Here are some useful tips:
Try not to label your baby as a "poor eater". Babies perfectly impersonate our projections about them. After all, we avoid saying: you are naughty, scruffy or messy. We say instead: "I don't like your behavior", "I'm sorry that you don't want to wash" or "keep your word and tidy your room". What is the use in trying, if you are already labeled for ever? "Poor eater" is also such a label. And it is even more unjust, as probably you yourself caused your child's problems with eating.
You should consider whether your child really eats too little. How much is it "too little"? He is one so he eats nearly the same things as adults. But not in the same amounts. When he gets a big serving each time, he is discouraged by it and not able to eat it all, and at the end he is shamed by his parent, then eating can hardly mean anything pleasant to him.
Does your child really eat little? Maybe it is just your impression? Remember that a banana, rice wafer, or puree juice is quite a large portion of food for a toddler. Consider that when analyzing your child's meals.
We are used to eating three big meals during the day. For years dietitians have been saying that five smaller ones are a better option. This works great for children. Add a second breakfast and an afternoon tea. It does not have to be a big sandwich. A few dried apricots, apple or fruit puree are also a meal. Divide a dinner between two meals: first soup, and the second course only after an hour or two. The child will not be discouraged by the size of servings and will eat each meal more willingly.
If our child does not want to eat soups, then do not give him any snacks an hour or two before the meal. And the unhealthy ones should be banished altogether. If the child was given a sweet by Grandma, stuffed himself with a bread roll during a walk and washed it down with sweet juice, then he is simply not hungry. There is no space left for healthy vegetables and milk.
Do not feed the child while he is playing or watching TV. There is a time to eat, and a time to play. Do not distract the child hoping to smuggle some broccoli or carrots into his mouth. Correct eating habits must be developed from the beginning. The child should start eating consciously as early as possible, knowing what he eats and how much.
Eating is a great pleasure. When we start to use physical or psychical force, the child will never like eating. Do not force him to stay at the table "until you eat it all up", do not use the old "now for Grandma". The child may do not want to eat, and you put him in a position where health of the beloved person depends on whether he eats or not. This is too big responsibility.
Let the child select what he wants to eat, to a reasonable extent. If bananas are the only fruit he wants to eat all week long, it is OK, let him eat bananas. Maybe next week he will want an apple? When on one day he only eats potato and firmly refuses to eat meat, there is no use insisting. His health will not suffer, and maybe you will be able to do away with negative impressions evoked by meals.

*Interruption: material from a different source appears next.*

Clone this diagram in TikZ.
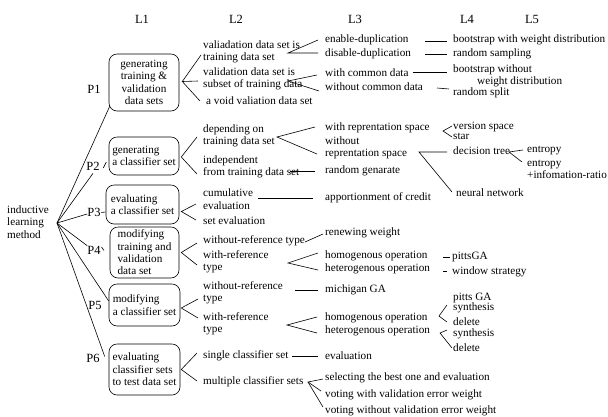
\documentclass[tikz,border=0pt]{standalone}
\usepackage{fontspec}
\setmainfont{Liberation Serif}
\begin{document}
\begin{tikzpicture}[x=1pt,y=-1pt,
  every node/.style={font=\fontsize{11.2}{12.4}\selectfont, inner sep=0pt},
  txt/.style={anchor=west, align=left},
  box/.style={draw, rounded corners=8pt, line width=0.6pt, inner sep=2pt},
  big/.style={font=\fontsize{12.5}{14}\selectfont},
  ln/.style={line width=0.6pt}]
\useasboundingbox (0,0) rectangle (608,416);

% headers
\node[big] (L1) at (142,19) {L1};
\node[big] (L2) at (236,19) {L2};
\node[big] (L3) at (355,19) {L3};
\node[big] (L4) at (467,19) {L4};
\node[big] (L5) at (532,19) {L5};

% root
\node[txt] (root) at (7,222) {inductive\\learning\\method};
\coordinate (hub) at (57,223);

% L1 boxes
\node[box, minimum width=70pt, minimum height=57pt, align=center] (b1) at (144,82.5) {generating\\training \&\\validation\\data sets};
\node[box, minimum width=70pt, minimum height=38pt, align=left] (b2) at (144,156) {generating\\a classifier set};
\node[box, minimum width=73pt, minimum height=39pt, align=left] (b3) at (142.5,204.5) {evaluating\\a classifier set};
\node[box, minimum width=69pt, minimum height=51pt, align=left] (b4) at (144.5,252.5) {modifying\\training and\\validation\\data set};
\node[box, minimum width=71pt, minimum height=42pt, align=left] (b5) at (144.5,305) {modifying\\a classifier set};
\node[box, minimum width=71pt, minimum height=51pt, align=left] (b6) at (144.5,369.5) {evaluating\\classifier sets\\to test data set};

% P labels
\node[big] (p1) at (94,89) {P1};
\node[big] (p2) at (93,166) {P2};
\node[big] (p3) at (94,212) {P3};
\node[big] (p4) at (94,250) {P4};
\node[big] (p5) at (95,305) {P5};
\node[big] (p6) at (93,358) {P6};

% hub lines
\draw[ln] (hub) -- ([shift={(1pt,5pt)}]b1.south west);
\draw[ln] (hub) -- ([yshift=-3pt]p2.south);
\draw[ln] (hub) -- ([yshift=-2pt]p3.west);
\draw[ln] (hub) -- (p4.north west);
\draw[ln] (hub) -- ([yshift=4pt]b5.west);
\draw[ln] (hub) -- ([shift={(-4pt,13pt)}]b6.west);
% ticks
\draw[ln] ([shift={(3.5pt,-2pt)}]p2.east) -- ([shift={(6.5pt,4pt)}]p2.east);
\draw[ln] ([shift={(0.5pt,-0.5pt)}]p3.east) -- ([shift={(4.5pt,0pt)}]p3.east);
\draw[ln] ([shift={(0.7pt,3pt)}]p4.east) -- ([shift={(3.2pt,-0.5pt)}]p4.east);

% L2 texts
\node[txt] (a1) at (203,52) {valiadation data set is\\training data set};
\node[txt] (a2) at (203,79) {validation data set is\\subset of training data};
\node[txt] (a3) at (206,101) {a void valiation data set};
\node[txt] (a4) at (203,136) {depending on\\training data set};
\node[txt] (a5) at (203,167) {independent\\from training data set};
\node[txt] (a6) at (203,199) {cumulative\\evaluation};
\node[txt] (a7) at (203,221) {set evaluation};
\node[txt] (a8) at (203,241) {without-reference type};
\node[txt] (a9) at (203,261.5) {with-reference\\type};
\node[txt] (a10) at (203,293) {without-reference\\type};
\node[txt] (a11) at (203,323.5) {with-reference\\type};
\node[txt] (a12) at (203,356) {single classifier set};
\node[txt] (a13) at (203,382) {multiple classifier sets};

% L3 texts
\node[txt] (c1) at (325,39.5) {enable-duplication};
\node[txt] (c2) at (325,53.5) {disable-duplication};
\node[txt] (c3) at (325,73) {with common data};
\node[txt] (c4) at (325,87) {without common data};
\node[txt] (c5) at (325,128) {with reprentation space};
\node[txt] (c6) at (325,148) {without\\reprentation space};
\node[txt] (c7) at (325,171) {random genarate};
\node[txt] (c8) at (325,198) {apportionment of credit};
\node[txt] (c9) at (325,233) {renewing weight};
\node[txt] (c10) at (325,256) {homogenous operation};
\node[txt] (c11) at (325,269) {heterogenous operation};
\node[txt] (c12) at (325,289.5) {michigan GA};
\node[txt] (c13) at (325,317.5) {homogenous operation};
\node[txt] (c14) at (325,331) {heterogenous operation};
\node[txt] (c15) at (325,355.5) {evaluation};
\node[txt] (c16) at (325,378) {selecting the best one and evaluation};
\node[txt] (c17) at (325,395) {voting with validation error weight};
\node[txt] (c18) at (325,411) {voting without validation error weight};

% L4 texts
\node[txt] (d1) at (453,39.5) {bootstrap with weight distribution};
\node[txt] (d2) at (453,53.5) {random sampling};
\node[txt] (d3) at (453,76) {bootstrap without\\\hspace*{24pt}weight distribution};
\node[txt] (d4) at (453,92.5) {random split};
\node[txt] (d5) at (453,131) {version space\\[-2.5pt]star};
\node[txt] (d6) at (453,151) {decision tree};
\node[txt] (d7) at (456,193) {neural network};
\node[txt] (d8) at (452,257) {pittsGA};
\node[txt] (d9) at (452,272) {window strategy};
\node[txt] (d10) at (453,303) {pitts GA\\[-2.5pt]synthesis};
\node[txt] (d11) at (453,322) {delete};
\node[txt] (d12) at (453,334) {synthesis};
\node[txt] (d13) at (453,348) {delete};

% L5 texts
\node[txt] (e1) at (527,151) {entropy};
\node[txt] (e2) at (527,169.5) {entropy\\+infomation-ratio};

% fans from boxes
\coordinate (fb1) at ([xshift=3pt,yshift=1pt]b1.east);
\draw[ln] ([shift={(-2pt,-3pt)}]a1.west) -- (fb1) -- ([shift={(-5pt,-2pt)}]a2.west);
\draw[ln] (fb1) -- ([xshift=-6pt]a3.west);
\coordinate (fb2) at ([xshift=2pt,yshift=-1pt]b2.east);
\draw[ln] ([shift={(-6pt,-1pt)}]a4.west) -- (fb2) -- ([shift={(-6pt,-7pt)}]a5.west);
\coordinate (fb3) at ([shift={(2pt,-7pt)}]b3.east);
\draw[ln] ([shift={(-7pt,-5pt)}]a6.west) -- (fb3) -- ([shift={(-7pt,1pt)}]a7.west);
\coordinate (fb4) at ([xshift=2pt]b4.east);
\draw[ln] ([shift={(-6pt,-2pt)}]a8.west) -- (fb4) -- ([shift={(-6pt,-3.5pt)}]a9.west);
\coordinate (fb5) at ([shift={(1pt,-3pt)}]b5.east);
\draw[ln] ([shift={(-5pt,-6pt)}]a10.west) -- (fb5) -- ([shift={(-5pt,5.5pt)}]a11.west);
\coordinate (fb6) at ([xshift=1pt]b6.east);
\draw[ln] ([shift={(-6pt,3pt)}]a12.west) -- (fb6) -- ([shift={(-6pt,1pt)}]a13.west);

% L2 -> L3
\coordinate (v1) at (288,53);
\draw[ln] ([shift={(-7pt,-0.5pt)}]c1.west) -- (v1) -- ([shift={(-7pt,0.5pt)}]c2.west);
\coordinate (v2) at (288,81);
\draw[ln] ([shift={(-8pt,-2pt)}]c3.west) -- (v2) -- ([shift={(-6pt,-4pt)}]c4.west);
\coordinate (v3) at (277,137);
\draw[ln] ([shift={(-10pt,1pt)}]c5.west) -- (v3) -- ([shift={(-8pt,-6pt)}]c6.west);
\coordinate (s1) at (290,171);
\draw[ln] (s1) -- ([xshift=-10pt]c7.west);
\coordinate (s2) at (258,198);
\draw[ln] (s2) -- ([xshift=-12pt]c8.west);
\coordinate (s3) at (305,242);
\draw[ln] (s3) -- ([shift={(-2pt,-1pt)}]c9.west);
\coordinate (v4) at (288,263);
\draw[ln] ([shift={(-7pt,3pt)}]c10.west) -- (v4) -- ([shift={(-7pt,-1pt)}]c11.west);
\coordinate (s4) at (295,290);
\draw[ln] (s4) -- ([shift={(-7pt,-0.5pt)}]c12.west);
\coordinate (v5) at (287,325);
\draw[ln] ([shift={(-8pt,0.5pt)}]c13.west) -- (v5) -- ([shift={(-8pt,-2pt)}]c14.west);
\coordinate (s5) at (292,356);
\draw[ln] (s5) -- ([shift={(-7pt,-0.5pt)}]c15.west);
\coordinate (v6) at (308,382);
\draw[ln] ([shift={(-2pt,-1pt)}]c16.west) -- (v6) -- ([shift={(-4pt,4pt)}]c17.west);
\draw[ln] (v6) -- ([shift={(-2pt,4pt)}]c18.west);

% L3 -> L4
\coordinate (s6) at (425,41);
\draw[ln] (s6) -- ([shift={(-6pt,-1.5pt)}]d1.west);
\coordinate (s7) at (425,54);
\draw[ln] (s7) -- ([shift={(-6pt,-0.5pt)}]d2.west);
\coordinate (s8) at (413,72);
\draw[ln] (s8) -- ([shift={(-6pt,4pt)}]d3.west);
\coordinate (s9) at (437,88);
\draw[ln] (s9) -- ([shift={(-4pt,3.5pt)}]d4.west);
\coordinate (v7) at (443,131);
\draw[ln] ([shift={(-1pt,5pt)}]d5.west) -- (v7) -- ([shift={(-1pt,-6pt)}]d5.west);
\coordinate (v8) at (419,152);
\draw[ln] ([shift={(-6pt,-1pt)}]d6.west) -- (v8) -- ([shift={(-4pt,1pt)}]d7.west);
\coordinate (v9) at (509,152);
\draw[ln] ([shift={(-4pt,1pt)}]e1.west) -- (v9) -- ([shift={(-5pt,7.5pt)}]e2.west);
\coordinate (s10) at (443,257);
\draw[ln] (s10) -- ([xshift=-2pt]d8.west);
\coordinate (s11) at (443,271);
\draw[ln] (s11) -- ([shift={(-5pt,1pt)}]d9.west);
\coordinate (v10) at (439,316);
\draw[ln] ([shift={(-6pt,-2pt)}]d10.west) -- (v10) -- ([xshift=-6pt]d11.west);
\coordinate (v11) at (440,333);
\draw[ln] ([shift={(-6pt,4pt)}]d12.west) -- (v11) -- ([xshift=-1pt]d13.west);
\end{tikzpicture}
\end{document}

Dinner does not have to mean potatoes, meat and salad over and over again. Try something new, different, special. Maybe vegetable casserole? Pancakes? Boiled cauliflower? Fish balls? The child will find a new look, smell, and texture interesting, and this can encourage him to eat.
Do not give the child anything to drink during the meal, because he would fill his tummy and it will not be that easy to incite him to eat some rice or soup.
Remember that the way the meal is served also matters. Ensure the plate is colorful and funny: yellow corn, red pepper, and green cucumber. Maybe triangle sandwiches? Or a smiling face on a pancake made of cheese? Why not! There is also an extensive selection of colorful bowls, plates and cutlery available in shops, so use them.
Try to eat at least one or two meals a day together. This establishes family bonds, the child sees that parents also eat brussels sprouts, the atmosphere is pleasant and funny. It is much more pleasant to eat in company than alone. Create pleasant atmosphere, celebrate the meal, enjoy it. Relax, do not worry that something can spill or get dirty. Let your child see that eating is a pleasant and joyful activity and not an annoying duty performed "for Mum's health".